Alles wieder gut, linker Kanal ist wieder voll da.
Weshalb ich hier poste, ist vielmehr den Messungen geschuldet, die ich nach einer Reparatur immer mache. In diesem Fall: THD (Klirrfaktor) an 4 Ohm und an 8 Ohm Lastwiderstand.
Bei niedriger Ausgangsleistung waren diese unauffällig niedrig, wie es beim A 9000 sein soll. Meine "normale" Messeinrichtung mit guter Mittelklasse-Soundkarte (Steinberg UR242) ist dafür schon nicht mehr hinreichend, deren Untergrenze ist bei einem THD-Wert 0,003 % (1 kHz). Der A 9000 hat aber bei 10 W nur 0,001 % und auch bei 50 W nur höchstens 0,005 % THD (an 4 Ohm Last). Für < 50 W Ausgangsleistung musste die QA403 her, die noch bis 0,0001 % (-120 dB) THD messen kann.
Bei >0,005 % THD stimmen meine UR242 Soundkarte und die leistungsfähigere QA403 bei den angezeigten Werten überein. Ich bin deshalb sicher, dass ich keiner Fehlmessung aufsitze.
Worum es denn nun genau geht, seht ihr hier: THD bei 1 kHz gemessen. Grundig spezifiziert in den Technischen Daten des A 9000 aber:
Klirrfaktor bei 1 kHz, Power (P, bezogen auf 120 W Sinus Nennleistung an 8 Ohm) - 1 dB: THD < 0,005 %
- 1 dB von 120 W sind 95 W.
Anders gesagt:
Der A 9000 soll bei 95 W Ausgangsleistung an 8 Ohm Last und bei 1 kHz THD-Verzerrungen von nicht mehr als 0,005 % haben.
Tatsächlich messe ich aber den zehnfachen Wert: THD = 0,045 %, auf beiden Kanälen gleich.
Dieser A 9000 erreicht bei meiner Messung bei 50 W an 8 Ohm schon 0,005 % THD, auf beiden Kanälen.
Tatsächlich hatte ich bei einer Reparatur eines anderen A 9000 im Jahr 2010 bei 50 W an 8 Ohm einen THD bei 1 kHz von nur max. 0,003 % (oder weniger) gemessen.

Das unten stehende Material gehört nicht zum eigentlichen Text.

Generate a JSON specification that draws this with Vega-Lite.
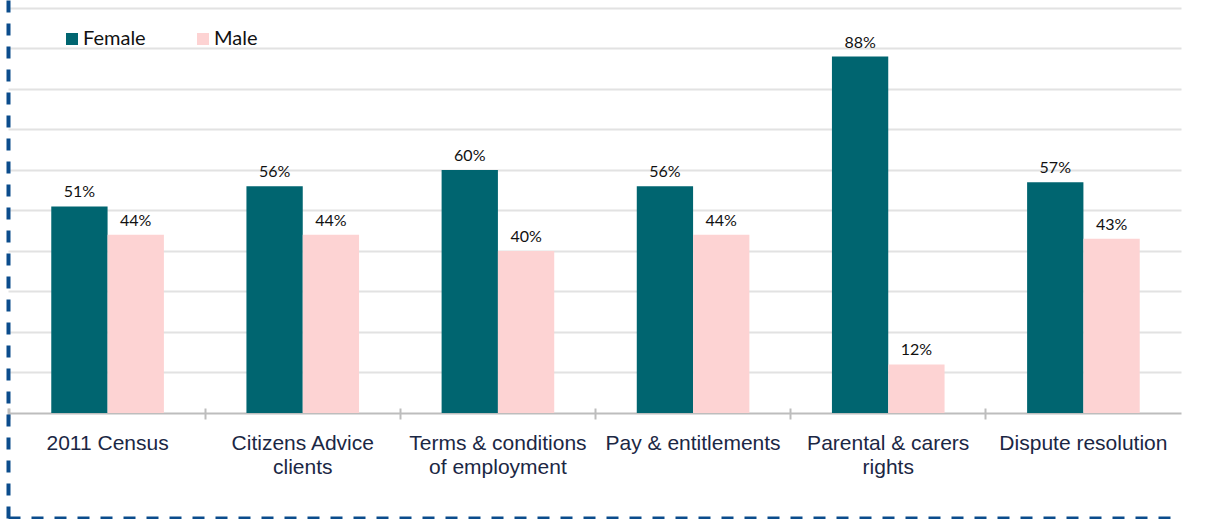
{
  "$schema": "https://vega.github.io/schema/vega-lite/v6.json",
  "width": 1173,
  "height": 518,
  "autosize": {"type": "none"},
  "padding": {"left": 8, "top": 0, "right": 26, "bottom": 1},
  "background": "white",
  "config": {"view": {"stroke": null}},
  "data": {
    "values": [
      {"category": "2011 Census", "gender": "Female", "value": 51, "label": "51%"},
      {"category": "2011 Census", "gender": "Male", "value": 44, "label": "44%"},
      {"category": "Citizens Advice|clients", "gender": "Female", "value": 56, "label": "56%"},
      {"category": "Citizens Advice|clients", "gender": "Male", "value": 44, "label": "44%"},
      {"category": "Terms & conditions|of employment", "gender": "Female", "value": 60, "label": "60%"},
      {"category": "Terms & conditions|of employment", "gender": "Male", "value": 40, "label": "40%"},
      {"category": "Pay & entitlements", "gender": "Female", "value": 56, "label": "56%"},
      {"category": "Pay & entitlements", "gender": "Male", "value": 44, "label": "44%"},
      {"category": "Parental & carers|rights", "gender": "Female", "value": 88, "label": "88%"},
      {"category": "Parental & carers|rights", "gender": "Male", "value": 12, "label": "12%"},
      {"category": "Dispute resolution", "gender": "Female", "value": 57, "label": "57%"},
      {"category": "Dispute resolution", "gender": "Male", "value": 43, "label": "43%"}
    ]
  },
  "encoding": {
    "xOffset": {"field": "gender", "type": "nominal", "sort": ["Female", "Male"], "scale": {"paddingInner": 0, "paddingOuter": 0.733}},
    "y": {
      "field": "value", "type": "quantitative", "stack": null,
      "scale": {"domain": [-25.926, 101.975], "nice": false, "zero": false},
      "axis": {
        "title": null, "orient": "left", "offset": 0,
        "domain": true, "domainColor": "#0b4c8c", "domainWidth": 4, "domainDash": [12, 11],
        "ticks": false, "labels": false,
        "grid": true, "gridColor": "#e2e2e2", "gridWidth": 2,
        "values": [10, 20, 30, 40, 50, 60, 70, 80, 90, 100]
      }
    }
  },
  "layer": [
    {
      "mark": {"type": "bar"},
      "encoding": {
        "x": {
          "field": "category", "type": "nominal", "sort": null,
          "scale": {"paddingInner": 0, "paddingOuter": 0.00512, "align": 1},
          "axis": {
            "title": null, "orient": "bottom", "offset": -105, "grid": false,
            "domainColor": "#bdbdbd", "domainWidth": 2,
            "tickColor": "#bdbdbd", "tickWidth": 2, "tickSize": 6,
            "bandPosition": 0, "tickExtra": true,
            "labelAngle": 0, "labelFont": "Liberation Sans", "labelFontSize": 21,
            "labelColor": "#1b2744", "labelPadding": 13, "labelLineHeight": 24,
            "labelExpr": "split(datum.label, '|')",
            "labelLimit": 0, "labelOverlap": false, "labelBound": false
          }
        },
        "color": {
          "field": "gender", "type": "nominal", "sort": ["Female", "Male"],
          "scale": {"range": ["#006570", "#fdd3d3"]},
          "legend": {
            "title": null, "orient": "none", "legendX": 54, "legendY": 29,
            "direction": "horizontal", "symbolType": "square", "symbolSize": 144,
            "symbolStrokeWidth": 0, "symbolOpacity": 1,
            "labelFont": "Lato", "labelFontSize": 20, "labelColor": "#111111",
            "labelOffset": 1, "columnPadding": 47, "padding": 0
          }
        }
      }
    },
    {
      "mark": {"type": "bar", "opacity": 0},
      "encoding": {
        "x": {
          "field": "category", "type": "nominal", "sort": null,
          "scale": {"paddingInner": 0, "paddingOuter": 0.00512, "align": 1},
          "axis": {
            "title": null, "orient": "top", "offset": -413, "grid": false,
            "domain": false, "labels": false,
            "tickColor": "#bdbdbd", "tickWidth": 2, "tickSize": 5,
            "bandPosition": 0, "tickExtra": true
          }
        }
      }
    },
    {
      "mark": {"type": "text", "baseline": "bottom", "dy": -6, "font": "Lato", "fontSize": 16, "fill": "#111111"},
      "encoding": {
        "x": {
          "field": "category", "type": "nominal", "sort": null,
          "scale": {"paddingInner": 0, "paddingOuter": 0.00512, "align": 1},
          "axis": {
            "title": null, "orient": "bottom", "offset": 0, "grid": false,
            "domain": true, "domainColor": "#0b4c8c", "domainWidth": 4, "domainDash": [12, 11],
            "ticks": false, "labels": false
          }
        },
        "text": {"field": "label", "type": "nominal"}
      }
    }
  ],
  "resolve": {"axis": {"x": "independent"}}
}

Der Wert würde der Grundig-Spezifikation entsprechen. Ich weiss aber nicht, ob damals die Netzspannung auch schon bei 238 V lag.
Nach meiner bisherigen Erfahrung fallen THD-Messungen an 8 Ohm Lastwiderstand bei den meisten Verstärkern günstiger aus als bei Messung an 4 Ohm. Jedenfalls ist das der Fall, wenn die Verzerrungen grösstenteils in der Stromverstärkungsstufe bei hohem Ausgangsstrom entstehen (bei 100 W ist der Ausgangsstrom 5 A an einem 4 Ohm Lastwiderstand, aber nur 3,5 A bei einem 8 Ohm Widerstand).

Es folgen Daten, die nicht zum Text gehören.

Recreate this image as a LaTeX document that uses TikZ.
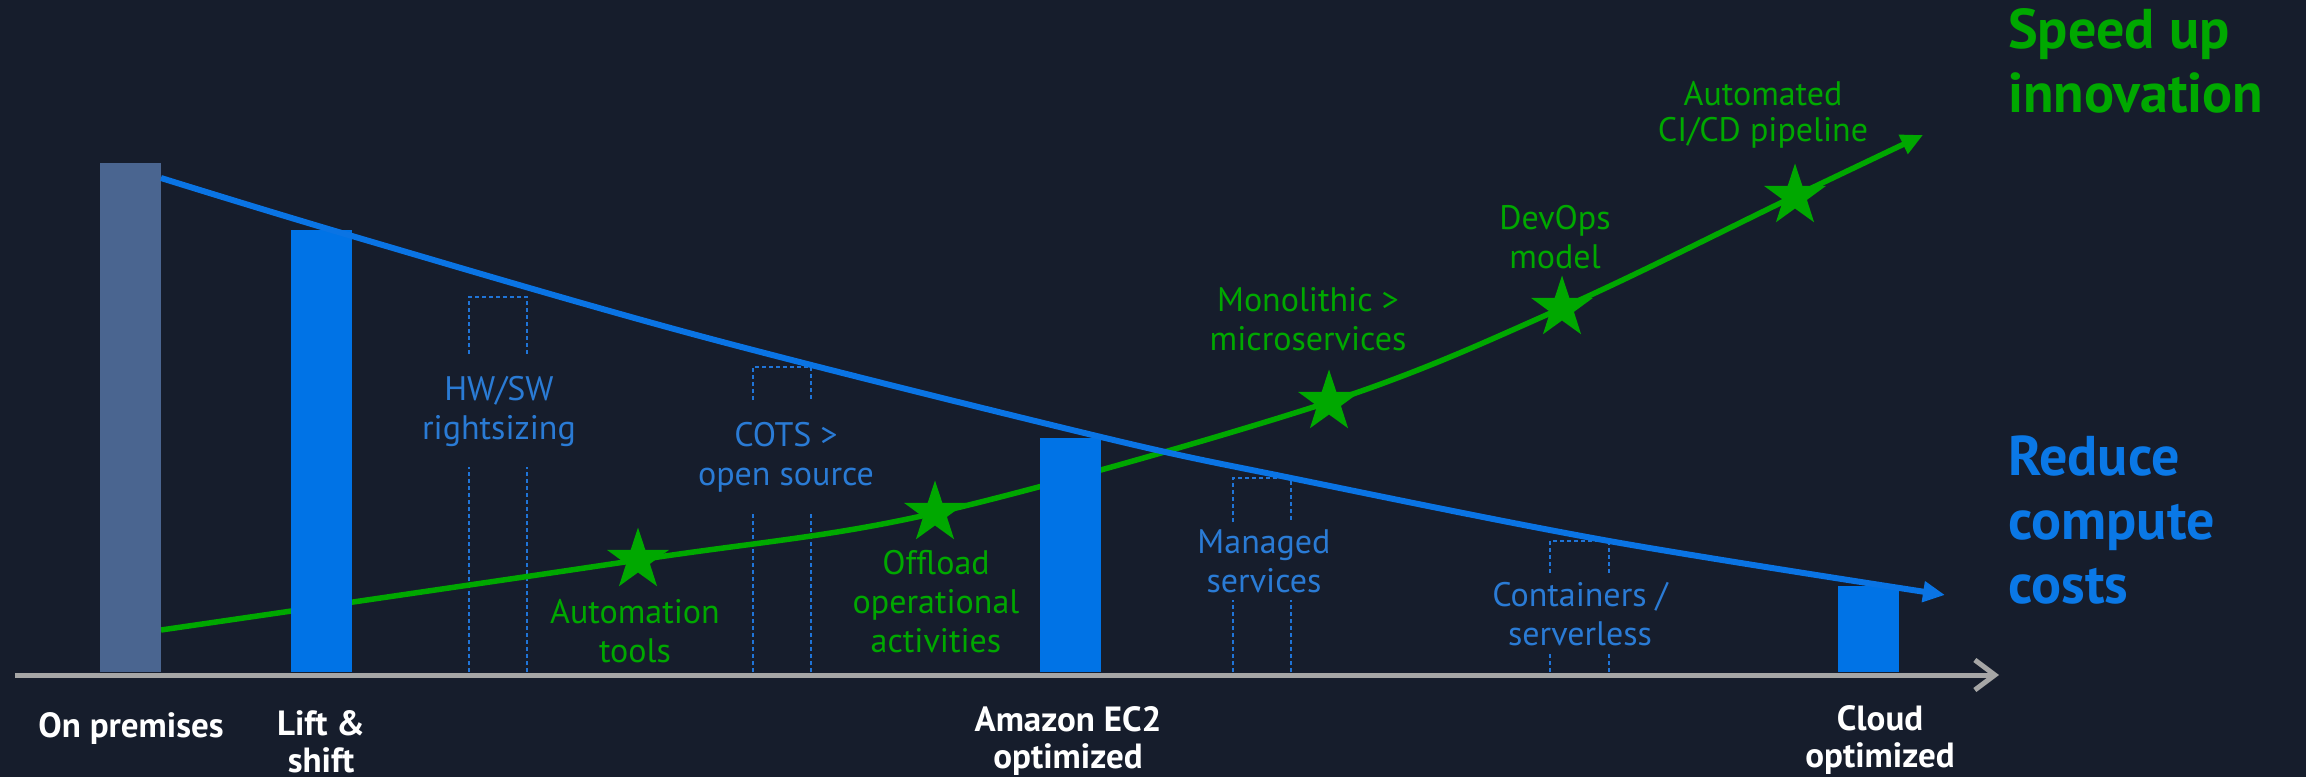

Hier, beim A 9000 (zumindest bei DIESEM) ist es anders. Wie an der Grafik ersichtlich, steigen die Verzerrungen im oberen Leistungsbereich an 8 Ohm Last viel früher und stärker an als beim 4 Ohm Lastwiderstand. Demnach ist die Zunahme nicht primär durch den Ausgangsstrom bestimmt, sondern durch die höhere Ausgangsspannung, die für gleiche Leistung an 8 Ohm erforderlich ist.
Ich vermute deshalb, dass die Spannungsverstärkerstufe (Treiber, inkl. Hybridbaustein STK) des A 9000 hier für die Verzerrungen im oberen Leistungsbereich ursächlich ist.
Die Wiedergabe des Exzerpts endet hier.